In the Quran, history is a monotonous loop: a prophet arrives, preaches monotheism, is rejected by the wealthy elites, saves a tiny remnant, and the rest are physically obliterated by an earthquake or lightning.
Because Jethro lived in Midian, his complex biblical profile as an external counselor and priest could not be tolerated; he had to be forced into the uniform role of an Islamic "Warner" to validate Muhammad's own style of preaching.
The name Shu'ayb is strictly Arabic (meaning "the one who shows the right path" or "little tribe") and bears absolutely no linguistic or etymological connection to the Hebrew names Yitro (Jethro) or Reuel.
Muhammad co-opted an existing, non-biblical folk legend or regional monotheistic hero popular among the pre-Islamic North Arabian tribes living near the ruins of Midian.By retroactively identifying this local legendary figure with Moses' father-in-law, the Quran attempted to seamlessly fuse regional Arabian folklore with the immense historical prestige of the Hebrew Exodus, giving the new religion a false sense of deep antiquity in the Hijaz.
The specific focus of Shu'ayb's preaching—condemning highway robbery and the tampering of commercial weights and scales—reflects 7th-century Meccan realities, not ancient Midianite history.
The merchant oligarchy of the Quraysh tribe derived their wealth from manipulating the transit trade scales and enforcing unfair interest rates along the caravan routes.
By turning Jethro’s narrative into a fiery economic sermon against fraudulent weights, and demonstrating that God physically crushed those ancient merchants into dust, the Quran provided an immediate, localized threat to the Meccan elites. It hijacked a biblical figure to serve as a contemporary political weapon for Muhammad's immediate socio-economic battles.
The Quranic transformation of Jethro into Shu'ayb is a textbook case of late-date, secondary textual manipulation.
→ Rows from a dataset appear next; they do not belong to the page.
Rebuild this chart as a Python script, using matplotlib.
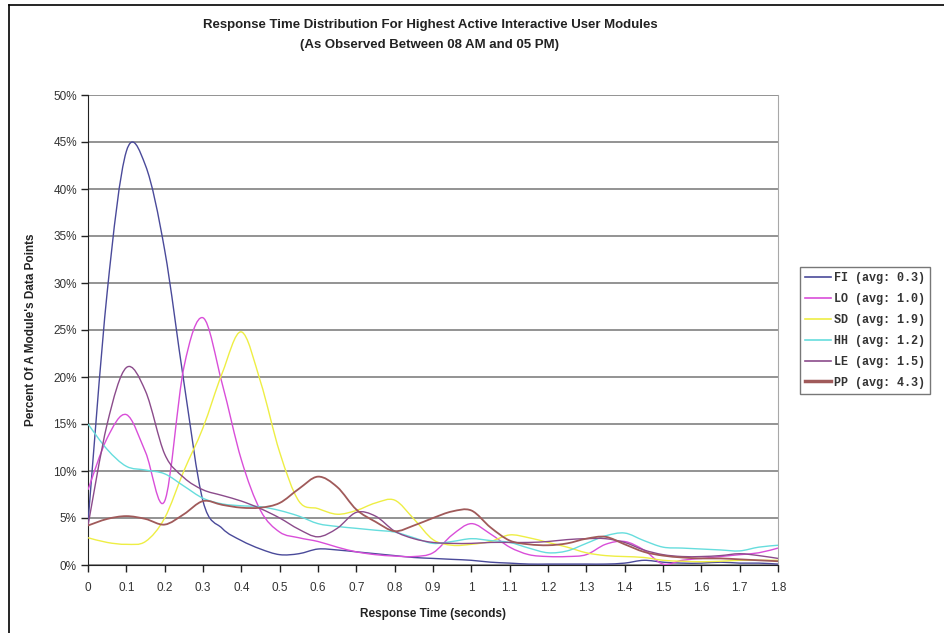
import numpy as np
import matplotlib
matplotlib.use("Agg")
import matplotlib.pyplot as plt
from matplotlib.path import Path
from matplotlib.patches import PathPatch
from matplotlib.lines import Line2D

# Response time buckets (seconds)
resp_time = [round(0.05 * i, 2) for i in range(37)]

# Percent of each module's data points per bucket
fi = [4.5, 29.0, 44.0, 42.5, 33.5, 19.5, 6.8, 3.9, 2.6, 1.7, 1.1, 1.2, 1.7, 1.6, 1.4,
      1.2, 1.0, 0.8, 0.7, 0.6, 0.5, 0.3, 0.2, 0.1, 0.1, 0.1, 0.1, 0.1, 0.2, 0.5, 0.3,
      0.2, 0.2, 0.3, 0.2, 0.2, 0.1]
lo = [8.0, 13.5, 16.0, 12.0, 6.8, 21.0, 26.3, 19.3, 11.2, 5.8, 3.5, 2.9, 2.5, 1.9, 1.4,
      1.1, 0.95, 0.9, 1.3, 3.2, 4.4, 3.3, 1.9, 1.1, 0.9, 0.9, 1.1, 2.2, 2.5, 1.6, 0.1,
      0.5, 0.7, 0.9, 1.1, 1.3, 1.8]
sd = [2.9, 2.4, 2.2, 2.5, 5.0, 10.0, 14.6, 20.4, 24.8, 19.5, 12.0, 6.8, 6.0, 5.4, 5.8,
      6.6, 6.9, 4.9, 2.7, 2.1, 2.2, 2.5, 3.2, 2.9, 2.4, 1.9, 1.3, 1.0, 0.9, 0.8, 0.5,
      0.4, 0.35, 0.4, 0.5, 0.5, 0.5]
hh = [15.0, 12.3, 10.5, 10.1, 9.7, 8.4, 7.1, 6.5, 6.3, 6.2, 5.8, 5.2, 4.4, 4.1, 3.9,
      3.7, 3.5, 2.9, 2.3, 2.5, 2.8, 2.6, 2.4, 1.8, 1.3, 1.5, 2.3, 3.1, 3.4, 2.6, 1.9,
      1.8, 1.7, 1.6, 1.5, 1.9, 2.1]
le = [4.2, 15.0, 21.0, 18.5, 11.8, 9.3, 8.0, 7.4, 6.8, 6.0, 5.0, 3.8, 3.0, 3.9, 5.6,
      5.2, 3.6, 2.8, 2.4, 2.3, 2.3, 2.4, 2.4, 2.4, 2.5, 2.7, 2.8, 2.8, 2.4, 1.6, 1.1,
      0.9, 0.9, 1.0, 1.2, 1.0, 0.7]
pp = [4.2, 4.9, 5.2, 4.9, 4.3, 5.4, 6.8, 6.4, 6.1, 6.1, 6.6, 8.1, 9.4, 8.3, 5.9,
      4.6, 3.6, 4.2, 5.0, 5.7, 5.8, 4.0, 2.6, 2.2, 2.1, 2.3, 2.8, 3.0, 2.2, 1.4, 1.0,
      0.8, 0.7, 0.7, 0.6, 0.5, 0.4]

modules = ["FI", "LO", "SD", "HH", "LE", "PP"]
averages = ["0.3", "1.0", "1.9", "1.2", "1.5", "4.3"]
series = [fi, lo, sd, hh, le, pp]
colors = ["#4a4a9a", "#d94ed9", "#eeee44", "#66dddd", "#8b4b8b", "#a05a5a"]
widths = [1.0, 1.0, 1.0, 1.0, 1.0, 1.3]

y_ticks = list(range(0, 55, 5))
x_ticks = [round(0.1 * i, 1) for i in range(19)]
x_tick_labels = ["0", "0.1", "0.2", "0.3", "0.4", "0.5", "0.6", "0.7", "0.8", "0.9",
                 "1", "1.1", "1.2", "1.3", "1.4", "1.5", "1.6", "1.7", "1.8"]


def smooth_path(xs, ys):
    """Catmull-Rom curve through the points, as cubic Bezier segments."""
    pts = np.column_stack([xs, ys]).astype(float)
    ext = np.vstack([pts[0], pts, pts[-1]])
    verts = [pts[0]]
    codes = [Path.MOVETO]
    for i in range(len(pts) - 1):
        p0, p1, p2, p3 = ext[i], ext[i + 1], ext[i + 2], ext[i + 3]
        c1 = p1 + (p2 - p0) / 6.0
        c2 = p2 - (p3 - p1) / 6.0
        verts += [c1, c2, p2]
        codes += [Path.CURVE4] * 3
    return Path(verts, codes)


plt.rcParams["font.family"] = ["Liberation Sans", "DejaVu Sans"]

fig = plt.figure(figsize=(9.45, 6.33), dpi=100)
ax = fig.add_axes([88 / 945, 1 - 565 / 633, 690 / 945, 470 / 633])

ax.set_xlim(0, 1.8)
ax.set_ylim(0, 50)

ax.set_yticks(y_ticks)
ax.set_yticklabels([f"{v}%" for v in y_ticks])
ax.set_xticks(x_ticks)
ax.set_xticklabels(x_tick_labels)
ax.tick_params(axis="both", direction="out", length=5, width=1, color="#222222",
               labelsize=8.5, labelcolor="#333333")
ax.tick_params(axis="y", pad=3)
ax.tick_params(axis="x", pad=7)

ax.grid(axis="y", color="#8a8a8a", linewidth=1.3)
ax.set_axisbelow(True)
ax.spines["top"].set_visible(False)
ax.spines["right"].set_color("#a8a8a8")
ax.spines["left"].set_color("#222222")
ax.spines["bottom"].set_color("#222222")

handles = []
for name, avg, ys, col, lw in zip(modules, averages, series, colors, widths):
    patch = PathPatch(smooth_path(resp_time, ys), fill=False, edgecolor=col,
                      linewidth=lw, zorder=3)
    ax.add_patch(patch)
    handles.append(Line2D([], [], color=col, linewidth=(2.5 if name == "PP" else 1.2),
                          label=f"{name} (avg: {avg})"))

ax.set_xlabel("Response Time (seconds)", fontsize=8.5, fontweight="bold",
              color="#222222", labelpad=10)
ax.set_ylabel("Percent Of A Module's Data Points", fontsize=8.5, fontweight="bold",
              color="#222222", labelpad=12)

fig.text(430 / 945, 1 - 25 / 633,
         "Response Time Distribution For Highest Active Interactive User Modules",
         ha="center", va="center", fontsize=9.5, fontweight="bold", color="#222222")
fig.text(430 / 945, 1 - 45 / 633, "(As Observed Between 08 AM and 05 PM)",
         ha="center", va="center", fontsize=9.5, fontweight="bold", color="#222222")

leg = fig.legend(handles=handles, loc="upper left",
                 bbox_to_anchor=(800 / 945, 1 - 267 / 633),
                 prop={"family": "Liberation Mono", "weight": "bold", "size": 8.5},
                 frameon=True, fancybox=False, edgecolor="#555555",
                 handlelength=2.2, handletextpad=0.2, labelspacing=0.75,
                 borderpad=0.45, borderaxespad=0)
leg.get_frame().set_linewidth(1.0)
for t in leg.get_texts():
    t.set_color("#333333")

# Frame lines along the top and left edges of the image
fig.add_artist(Line2D([9 / 945, 1], [1 - 5 / 633, 1 - 5 / 633], color="black",
                      linewidth=1.2, transform=fig.transFigure))
fig.add_artist(Line2D([9 / 945, 9 / 945], [0, 1 - 5 / 633], color="black",
                      linewidth=1.2, transform=fig.transFigure))

fig.savefig("out.png", dpi=100, facecolor="white")
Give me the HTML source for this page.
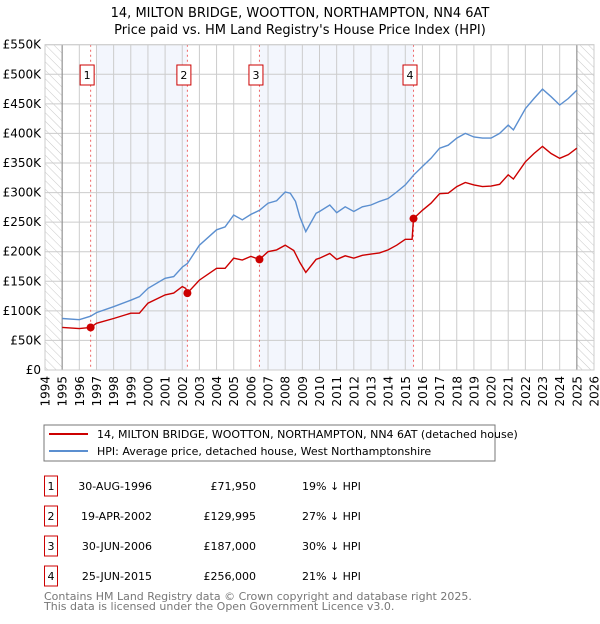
<!DOCTYPE html>
<html><head><meta charset="utf-8"><style>
body{margin:0;background:#fff;font-family:"DejaVu Sans","Liberation Sans",sans-serif;}
svg text{font-family:"DejaVu Sans","Liberation Sans",sans-serif;}
</style></head><body>
<svg id="c" width="600" height="620" xmlns="http://www.w3.org/2000/svg">
<defs><pattern id="hatch" width="6" height="6" patternUnits="userSpaceOnUse" patternTransform="rotate(-45)"><line x1="0" y1="0" x2="0" y2="6" stroke="#bbb" stroke-width="0.8"/></pattern></defs>
<text x="300" y="17" text-anchor="middle" font-size="13">14, MILTON BRIDGE, WOOTTON, NORTHAMPTON, NN4 6AT</text>
<text x="300" y="34" text-anchor="middle" font-size="13">Price paid vs. HM Land Registry's House Price Index (HPI)</text>
<g id="plot"></g>
<rect x="44" y="425" width="451" height="36" fill="#fff" stroke="#777"/>
<g><line x1="49" y1="434" x2="88" y2="434" stroke="#cc0000" stroke-width="2"/><text x="97" y="438" font-size="11">14, MILTON BRIDGE, WOOTTON, NORTHAMPTON, NN4 6AT (detached house)</text></g>
<g><line x1="49" y1="451" x2="88" y2="451" stroke="#5b8fd0" stroke-width="2"/><text x="97" y="455" font-size="11">HPI: Average price, detached house, West Northamptonshire</text></g>
<g id="table" font-size="11"></g>
<text x="44" y="600" font-size="11" fill="#777">Contains HM Land Registry data © Crown copyright and database right 2025.</text>
<text x="44" y="610" font-size="11" fill="#777">This data is licensed under the Open Government Licence v3.0.</text>
</svg>
<script>
const hpiYears=[1995,1996,1996.66,1997,1998,1999,1999.5,2000,2001,2001.5,2002,2002.3,2003,2004,2004.5,2005,2005.5,2006,2006.5,2007,2007.5,2008,2008.3,2008.6,2008.85,2009.2,2009.8,2010,2010.6,2011,2011.5,2012,2012.5,2013,2013.5,2014,2014.5,2015,2015.5,2016,2016.5,2017,2017.5,2018,2018.5,2019,2019.5,2020,2020.5,2021,2021.3,2022,2022.5,2023,2023.5,2024,2024.5,2025];
const hpiValues=[87,85,91,97,107,118,124,138,155,158,174,180,211,237,242,262,254,263,270,282,286,301,299,285,259,234,265,268,279,266,276,268,276,279,285,290,301,313,330,344,358,375,380,392,400,394,392,392,400,414,406,442,459,475,462,448,459,473];
const propYears=[1995,1996,1996.66,1997,1998,1999,1999.5,2000,2001,2001.5,2002,2002.2,2002.3,2003,2004,2004.5,2005,2005.5,2006,2006.5,2007,2007.5,2008,2008.5,2008.85,2009.2,2009.8,2010,2010.6,2011,2011.5,2012,2012.5,2013,2013.5,2014,2014.5,2015,2015.4,2015.48,2016,2016.5,2017,2017.5,2018,2018.5,2019,2019.5,2020,2020.5,2021,2021.3,2022,2022.5,2023,2023.5,2024,2024.5,2025];
const propValues=[72,70,72,79,87,96,96,113,127,130,141,138,130,152,172,172,189,186,192,187,200,203,211,202,182,165,187,189,197,187,193,189,194,196,198,203,211,221,221,256,270,282,298,299,310,317,313,310,311,314,330,323,352,366,378,366,358,364,375];
const saleLabels=["1","2","3","4"];
const saleYears=[1996.66,2002.3,2006.5,2015.48];
const saleValues=[71.95,129.995,187,256];
const saleDates=["30-AUG-1996","19-APR-2002","30-JUN-2006","25-JUN-2015"];
const salePrices=["£71,950","£129,995","£187,000","£256,000"];
const saleDiffs=["19% ↓ HPI","27% ↓ HPI","30% ↓ HPI","21% ↓ HPI"];
const yTicks=[0,50,100,150,200,250,300,350,400,450,500,550];
const yTickLabels=["£0","£50K","£100K","£150K","£200K","£250K","£300K","£350K","£400K","£450K","£500K","£550K"];
const xTicks=[];for(let y=1994;y<=2026;y++)xTicks.push(y);

const X0=45,X1=594,Y0=370,Y1=44.7;
const xs=y=>X0+(y-1994)*(X1-X0)/32;
const ys=v=>Y0-v*(Y0-Y1)/550;
const NS="http://www.w3.org/2000/svg";
const plot=document.getElementById('plot');
function mk(tag,attrs,parent){const e=document.createElementNS(NS,tag);for(const k in attrs)e.setAttribute(k,attrs[k]);(parent||plot).appendChild(e);return e;}

let e;
e=mk('rect',{x:X0,y:Y1,width:X1-X0,height:Y0-Y1,fill:'#fff'});


e=mk('rect',{x:xs(1997),y:Y1,width:xs(saleYears[1])-xs(1997),height:Y0-Y1,fill:'#f3f6fd'});


e=mk('rect',{x:xs(saleYears[2]),y:Y1,width:xs(saleYears[3])-xs(saleYears[2]),height:Y0-Y1,fill:'#f3f6fd'});


e=mk('rect',{x:X0,y:Y1,width:xs(1995)-X0,height:Y0-Y1,fill:'url(#hatch)'});


e=mk('rect',{x:xs(2025),y:Y1,width:X1-xs(2025),height:Y0-Y1,fill:'url(#hatch)'});


yTicks.forEach((v,i)=>{
 e=mk('line',{x1:X0,x2:X1,y1:ys(v),y2:ys(v),stroke:'#ccc','stroke-width':1});
 
 
 e=mk('text',{x:X0-4,y:ys(v)+4,'text-anchor':'end','font-size':12});
 e.textContent=yTickLabels[i];
 
 
});
xTicks.forEach(y=>{
 e=mk('line',{x1:xs(y),x2:xs(y),y1:Y1,y2:Y0,stroke:'#ccc','stroke-width':1});
 
 
 e=mk('text',{x:0,y:0,'text-anchor':'end','font-size':12,transform:`translate(${xs(y)+4.5},${Y0+6}) rotate(-90)`});
 e.textContent=y;
 
 
});
[1995,2025].forEach(y=>{
 e=mk('line',{x1:xs(y),x2:xs(y),y1:Y1,y2:Y0,stroke:'#888','stroke-width':1});
 
 
});
saleYears.forEach((y,i)=>{
 e=mk('line',{x1:xs(y),x2:xs(y),y1:Y1,y2:Y0,stroke:'#e66','stroke-width':1,'stroke-dasharray':'2,3'});
 
 
 const g=mk('g',{});
 
 
 mk('rect',{x:xs(y)-10.5,y:65,width:14,height:20,fill:'#fff',stroke:'#c00'},g);
 const t=mk('text',{x:xs(y)-3.5,y:79,'text-anchor':'middle','font-size':11},g);
 t.textContent=saleLabels[i];
});
function path(xa,va,color,name){
 const d=xa.map((y,i)=>(i?'L':'M')+xs(y).toFixed(1)+','+ys(va[i]).toFixed(1)).join('');
 e=mk('path',{d:d,fill:'none',stroke:color,'stroke-width':1.4});
 
 
}
path(hpiYears,hpiValues,'#5b8fd0','hpi-line');
path(propYears,propValues,'#cc0000','property-price-line');
saleYears.forEach((y,i)=>{
 e=mk('circle',{cx:xs(y),cy:ys(saleValues[i]),r:4,fill:'#cc0000'});
 
 
});
mk('rect',{x:X0,y:Y1,width:X1-X0,height:Y0-Y1,fill:'none',stroke:'#ccc'});
const tb=document.getElementById('table');
saleLabels.forEach((l,i)=>{
 const cy=486+i*30;
 const g=mk('g',{},tb);
 
 
 mk('rect',{x:44.5,y:cy-10,width:13,height:20,fill:'none',stroke:'#c00'},g);
 let t=mk('text',{x:51,y:cy+4,'text-anchor':'middle'},g);t.textContent=l;
 t=mk('text',{x:152,y:cy+4,'text-anchor':'end'},g);t.textContent=saleDates[i];
 t=mk('text',{x:256,y:cy+4,'text-anchor':'end'},g);t.textContent=salePrices[i];
 t=mk('text',{x:302,y:cy+4},g);t.textContent=saleDiffs[i];
});
</script>
</body></html>
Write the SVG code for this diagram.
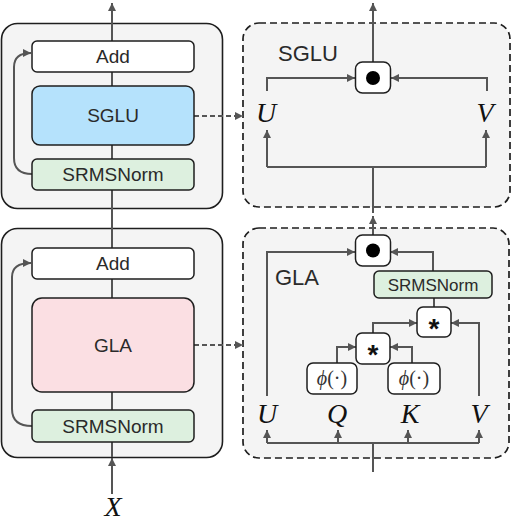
<svg xmlns="http://www.w3.org/2000/svg" width="512" height="522" viewBox="0 0 512 522">
<defs>
<marker id="ah" markerUnits="userSpaceOnUse" markerWidth="9" markerHeight="9" refX="8" refY="4" orient="auto">
<path d="M0,0 L8,4 L0,8 z" fill="#555"/>
</marker>
<style>
.outer{fill:#f4f4f4;stroke:#1e1e1e;stroke-width:1.6}
.dash{fill:#f4f4f4;stroke:#1e1e1e;stroke-width:1.7;stroke-dasharray:7,4}
.box{stroke:#1e1e1e;stroke-width:1.5}
.white{fill:#ffffff}
.blue{fill:#b5e2fc}
.pink{fill:#fbdfe3}
.green{fill:#ddf0df}
.ln{fill:none;stroke:#555;stroke-width:2}
.lbl{font-family:"Liberation Sans",Arial,sans-serif;font-size:19px;fill:#2a2a2a;text-anchor:middle}
.big{font-family:"Liberation Sans",Arial,sans-serif;font-size:22px;fill:#2a2a2a}
.math{font-family:"Liberation Serif","Times New Roman",serif;font-style:italic;font-size:28px;fill:#111;text-anchor:middle}
.phi{font-family:"Liberation Serif","Times New Roman",serif;font-size:20px;fill:#333;text-anchor:middle}
.star{font-family:"Liberation Sans",Arial,sans-serif;font-weight:bold;font-size:28px;fill:#111;text-anchor:middle}
</style>
</defs>

<g id="block-sglu-outer"><rect class="outer" x="1.5" y="23.5" width="221" height="185" rx="16"/></g>
<g id="block-gla-outer"><rect class="outer" x="1.5" y="228.5" width="221" height="229" rx="16"/></g>
<g id="sglu-detail"><rect class="dash" x="243" y="23" width="267" height="184" rx="16"/><text class="big" x="278" y="61">SGLU</text></g>
<g id="gla-detail"><rect class="dash" x="243" y="228" width="266" height="230" rx="16"/><text class="big" x="275" y="285">GLA</text></g>

<g id="connectors">
<path class="ln" d="M112,457 V3" marker-end="url(#ah)"/>
<path class="ln" d="M112,494 V458" marker-end="url(#ah)"/>
<path class="ln" d="M32,174 Q14,174 14,158 V67 Q14,53 31,53" marker-end="url(#ah)"/>
<path class="ln" d="M32,426 Q12,426 12,409 V277 Q12,263 31,263" marker-end="url(#ah)"/>
<path class="ln" d="M194,116 H243" stroke-dasharray="5,3" marker-end="url(#ah)"/>
<path class="ln" d="M194,345 H243" stroke-dasharray="5,3" marker-end="url(#ah)"/>
<path class="ln" d="M373,62 V3" marker-end="url(#ah)"/>
<path class="ln" d="M267,91 V78 H355" marker-end="url(#ah)"/>
<path class="ln" d="M487,91 V78 H391" marker-end="url(#ah)"/>
<path class="ln" d="M373,213 V167"/>
<path class="ln" d="M267,167 H486"/>
<path class="ln" d="M267,167 V130" marker-end="url(#ah)"/>
<path class="ln" d="M486,167 V130" marker-end="url(#ah)"/>
<path class="ln" d="M373,235 V216" marker-end="url(#ah)"/>
<path class="ln" d="M267,396 V252 H355" marker-end="url(#ah)"/>
<path class="ln" d="M433,271 V252 H390" marker-end="url(#ah)"/>
<path class="ln" d="M434,307 V298"/>
<path class="ln" d="M479,396 V323 H451" marker-end="url(#ah)"/>
<path class="ln" d="M373,333 V323 H417" marker-end="url(#ah)"/>
<path class="ln" d="M337,363 V347 H356" marker-end="url(#ah)"/>
<path class="ln" d="M412,363 V347 H390" marker-end="url(#ah)"/>
<path class="ln" d="M267,443 H479"/>
<path class="ln" d="M267,443 V430" marker-end="url(#ah)"/>
<path class="ln" d="M338,443 V430" marker-end="url(#ah)"/>
<path class="ln" d="M408,443 V430" marker-end="url(#ah)"/>
<path class="ln" d="M479,443 V430" marker-end="url(#ah)"/>
<path class="ln" d="M373,443 V472"/>
</g>

<g id="add1"><rect class="box white" x="32" y="41" width="162" height="31" rx="5"/><text class="lbl" x="113" y="63">Add</text></g>
<g id="sglu"><rect class="box blue" x="32" y="86" width="162" height="59" rx="8"/><text class="lbl" x="113" y="122">SGLU</text></g>
<g id="norm1"><rect class="box green" x="32" y="159" width="162" height="31" rx="5"/><text class="lbl" x="113" y="181">SRMSNorm</text></g>

<g id="add2"><rect class="box white" x="32" y="248" width="162" height="31" rx="5"/><text class="lbl" x="113" y="270">Add</text></g>
<g id="gla"><rect class="box pink" x="32" y="298" width="162" height="94" rx="10"/><text class="lbl" x="113" y="352">GLA</text></g>
<g id="norm2"><rect class="box green" x="32" y="410" width="162" height="32" rx="5"/><text class="lbl" x="113" y="433">SRMSNorm</text></g>

<g id="x-label"><text class="math" x="113" y="516">X</text></g>

<g id="sglu-mul"><rect class="box white" x="355.5" y="62" width="35" height="31" rx="7"/><circle cx="373" cy="78" r="7" fill="#000"/></g>
<g id="sglu-u"><text class="math" x="266" y="122">U</text></g>
<g id="sglu-v"><text class="math" x="485" y="122">V</text></g>

<g id="gla-mul"><rect class="box white" x="355.5" y="235" width="35" height="31" rx="7"/><circle cx="373" cy="250.5" r="7" fill="#000"/></g>
<g id="gla-norm"><rect class="box green" x="374" y="271" width="118" height="27" rx="5"/><text class="lbl" x="433" y="291" style="font-size:17px">SRMSNorm</text></g>
<g id="star1"><rect class="box white" x="417" y="307" width="34" height="30" rx="6"/><text class="star" x="434" y="338">*</text></g>
<g id="star2"><rect class="box white" x="356" y="333" width="34" height="31" rx="6"/><text class="star" x="373" y="364">*</text></g>
<g id="phi-q"><rect class="box white" x="307" y="363" width="50" height="31" rx="6"/><text class="phi" x="332" y="385"><tspan font-style="italic">ϕ</tspan>(·)</text></g>
<g id="phi-k"><rect class="box white" x="388" y="363" width="52" height="31" rx="6"/><text class="phi" x="414" y="385"><tspan font-style="italic">ϕ</tspan>(·)</text></g>
<g id="gla-u"><text class="math" x="267" y="423">U</text></g>
<g id="gla-q"><text class="math" x="337" y="423">Q</text></g>
<g id="gla-k"><text class="math" x="410" y="423">K</text></g>
<g id="gla-v"><text class="math" x="479" y="423">V</text></g>
</svg>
By stripping the Midianite patriarch of his distinct priestly office, inventing a historical-defying total destruction of his people, and grafting on local Arabian merchant polemics, the text betrays its human compilation.
This exposes how Islam systematically erases the rich, organic historical progress of the Old Testament—substituting a profound biblical narrative of inter-ethnic covenantal wisdom for a repetitive 7th-century warning designed to legitimize a local Arabian movement.